2.5.2. Niet in geschil is dat de afstand tussen de garage/berging en de voorgevel of het verlengde daarvan minder bedraagt dan 3 meter en dat de oppervlakte van de garage/berging en de bijkeuken tezamen meer dan 30 m2 bedraagt, zodat het bouwplan in strijd is met artikel 5, derde lid, onder b.1 en onder b.2, van de planvoorschriften. Gelet daarop heeft de rechtbank terecht geoordeeld dat de bouwvergunning niet van rechtswege is verleend.
2.6. Uit de bouwtekeningen blijkt, en ter zitting is ook bevestigd, dat de oppervlakte van de garage/berging en de bijkeuken tezamen ongeveer 75m2 bedraagt.
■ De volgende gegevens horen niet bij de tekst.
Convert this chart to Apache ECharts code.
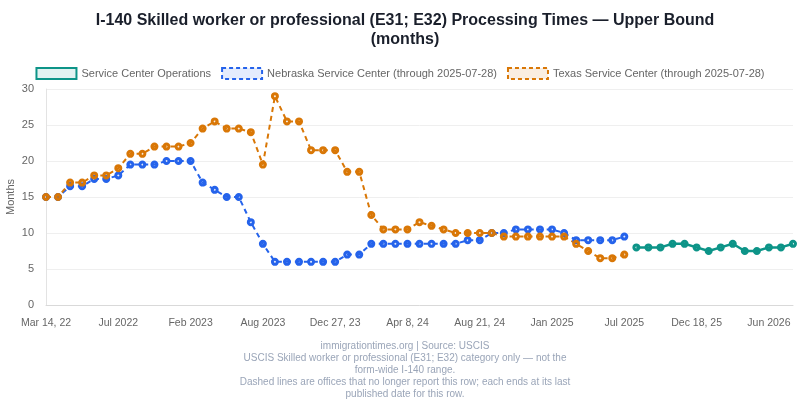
<!DOCTYPE html>
<html>
<head>
<meta charset="utf-8">
<script src="https://cdn.jsdelivr.net/npm/echarts@6/dist/echarts.min.js"></script>
<style>
  html, body { margin: 0; padding: 0; background: #fff; }
  #chart { width: 800px; height: 400px; }
</style>
</head>
<body>
<div id="chart"></div>
<script>
// x categories (report dates); only every 6th one is shown on the axis
var categories = [
  'Mar 14, 22', 'Apr 2022', 'Apr 2022 (2)', 'May 2022', 'May 2022 (2)', 'Jun 2022',
  'Jul 2022', 'Aug 2022', 'Sep 2022', 'Oct 2022', 'Nov 2022', 'Dec 2022',
  'Feb 2023', 'Mar 2023', 'Apr 2023', 'May 2023', 'Jun 2023', 'Jul 2023',
  'Aug 2023', 'Sep 2023', 'Oct 2023', 'Oct 2023 (2)', 'Nov 2023', 'Dec 2023',
  'Dec 27, 23', 'Jan 2024', 'Feb 2024', 'Feb 2024 (2)', 'Mar 2024', 'Mar 2024 (2)',
  'Apr 8, 24', 'May 2024', 'May 2024 (2)', 'Jun 2024', 'Jul 2024', 'Jul 2024 (2)',
  'Aug 21, 24', 'Sep 2024', 'Oct 2024', 'Oct 2024 (2)', 'Nov 2024', 'Dec 2024',
  'Jan 2025', 'Feb 2025', 'Mar 2025', 'Apr 2025', 'May 2025', 'Jun 2025',
  'Jul 2025', 'Aug 2025', 'Sep 2025', 'Oct 2025', 'Oct 2025 (2)', 'Nov 2025',
  'Dec 18, 25', 'Jan 2026', 'Feb 2026', 'Mar 2026', 'Mar 2026 (2)', 'Apr 2026',
  'Jun 2026', 'Jul 2026', 'Aug 2026'
];

// Nebraska Service Center, upper bound in months (ends 2025-07-28)
var nebraskaValues = [
  15, 15, 16.5, 16.5, 17.5, 17.5, 18, 19.5, 19.5, 19.5,
  20, 20, 20, 17, 16, 15, 15, 11.5, 8.5, 6,
  6, 6, 6, 6, 6, 7, 7, 8.5, 8.5, 8.5,
  8.5, 8.5, 8.5, 8.5, 8.5, 9, 9, 10, 10, 10.5,
  10.5, 10.5, 10.5, 10, 9, 9, 9, 9, 9.5
];

// Texas Service Center, upper bound in months (ends 2025-07-28)
var texasValues = [
  15, 15, 17, 17, 18, 18, 19, 21, 21, 22,
  22, 22, 22.5, 24.5, 25.5, 24.5, 24.5, 24, 19.5, 29,
  25.5, 25.5, 21.5, 21.5, 21.5, 18.5, 18.5, 12.5, 10.5, 10.5,
  10.5, 11.5, 11, 10.5, 10, 10, 10, 10, 9.5, 9.5,
  9.5, 9.5, 9.5, 9.5, 8.5, 7.5, 6.5, 6.5, 7
];

// Service Center Operations, upper bound in months
var operationsValues = [8, 8, 8, 8.5, 8.5, 8, 7.5, 8, 8.5, 7.5, 7.5, 8, 8, 8.5];

var labelEvery = 5;

function pad(before, arr, total) {
  var out = [];
  for (var i = 0; i < before; i++) out.push(null);
  out = out.concat(arr);
  while (out.length < total) out.push(null);
  return out;
}

var n = categories.length;
var nebraskaData = pad(0, nebraskaValues, n);
var texasData = pad(0, texasValues, n);
var operationsData = pad(n - operationsValues.length, operationsValues, n);

var chart = echarts.init(document.getElementById('chart'));
var font = "'Liberation Sans', Arial, Helvetica, sans-serif";

var option = {
  animation: false,
  textStyle: { fontFamily: font },
  title: [
    {
      text: 'I-140 Skilled worker or professional (E31; E32) Processing Times — Upper Bound\n(months)',
      left: 400,
      top: 6,
      textAlign: 'center',
      textStyle: { fontSize: 16, fontWeight: 'bold', color: '#1a1f2b', lineHeight: 19, fontFamily: font }
    },
    {
      text: 'immigrationtimes.org | Source: USCIS\nUSCIS Skilled worker or professional (E31; E32) category only — not the\nform-wide I-140 range.\nDashed lines are offices that no longer report this row; each ends at its last\npublished date for this row.',
      left: 400,
      top: 335,
      textAlign: 'center',
      textStyle: { fontSize: 10, fontWeight: 'normal', color: '#9aa5b8', lineHeight: 12, fontFamily: font }
    }
  ],
  legend: {
    top: 62,
    left: 'center',
    icon: 'rect',
    itemWidth: 40,
    itemHeight: 11,
    itemGap: 10,
    textStyle: { color: '#666', fontSize: 11, fontFamily: font },
    data: [
      { name: 'Service Center Operations', itemStyle: { color: 'rgba(13,148,136,0.12)', borderColor: '#0d9488', borderWidth: 2, borderType: 'solid' } },
      { name: 'Nebraska Service Center (through 2025-07-28)', itemStyle: { color: 'rgba(37,99,235,0.12)', borderColor: '#2563eb', borderWidth: 2, borderType: [4, 3] } },
      { name: 'Texas Service Center (through 2025-07-28)', itemStyle: { color: 'rgba(217,119,6,0.12)', borderColor: '#d97706', borderWidth: 2, borderType: [4, 3] } }
    ]
  },
  grid: { left: 46, right: 7, top: 89, bottom: 95, containLabel: false, outerBoundsMode: 'none' },
  xAxis: {
    type: 'category',
    data: categories,
    boundaryGap: false,
    axisLine: { lineStyle: { color: '#d9d9d9' } },
    axisTick: { show: false },
    axisLabel: { interval: labelEvery, color: '#666', fontSize: 10.5, margin: 13 },
    splitLine: { show: false }
  },
  yAxis: {
    type: 'value',
    min: 0,
    max: 30,
    interval: 5,
    name: 'Months',
    nameLocation: 'middle',
    nameGap: 30,
    nameMoveOverlap: false,
    nameTextStyle: { color: '#666', fontSize: 11 },
    axisLine: { show: true, lineStyle: { color: '#e3e3e3' } },
    axisTick: { show: false },
    axisLabel: { color: '#666', fontSize: 11, margin: 12 },
    splitLine: { lineStyle: { color: '#efefef' } }
  },
  series: [
    {
      name: 'Service Center Operations',
      type: 'line',
      data: operationsData,
      symbol: 'circle',
      symbolSize: 5,
      lineStyle: { color: '#0d9488', width: 2.5 },
      itemStyle: { color: 'rgba(13,148,136,0.15)', borderColor: '#0d9488', borderWidth: 3 },
      emphasis: { disabled: true }
    },
    {
      name: 'Nebraska Service Center (through 2025-07-28)',
      type: 'line',
      data: nebraskaData,
      symbol: 'circle',
      symbolSize: 5,
      lineStyle: { color: '#2563eb', width: 2, type: [5, 4] },
      itemStyle: { color: 'rgba(37,99,235,0.15)', borderColor: '#2563eb', borderWidth: 3 },
      emphasis: { disabled: true }
    },
    {
      name: 'Texas Service Center (through 2025-07-28)',
      type: 'line',
      data: texasData,
      symbol: 'circle',
      symbolSize: 5,
      lineStyle: { color: '#d97706', width: 2, type: [5, 4] },
      itemStyle: { color: 'rgba(217,119,6,0.15)', borderColor: '#d97706', borderWidth: 3 },
      emphasis: { disabled: true }
    }
  ]
};

chart.setOption(option);
</script>
</body>
</html>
Eveneens juist is derhalve het oordeel van de rechtbank dat het college niet bevoegd was om met toepassing van artikel 5, vierde lid, onder e, van de planvoorschriften vrijstelling te verlenen en deze reeds daarom terecht heeft geweigerd.
2.7. Het hoger beroep is ongegrond. De aangevallen uitspraak dient te worden bevestigd.
2.8. Voor een proceskostenveroordeling in hoger beroep bestaat geen aanleiding.
De Afdeling bestuursrechtspraak van de Raad van State
Recht doende in naam der Koningin:
bevestigt de aangevallen uitspraak.
Aldus vastgesteld door mr. P. van Dijk, Voorzitter, en mr. F.P. Zwart en mr. B.J. van Ettekoven, Leden, in tegenwoordigheid van
mr. J.H. Roelfsema, ambtenaar van Staat.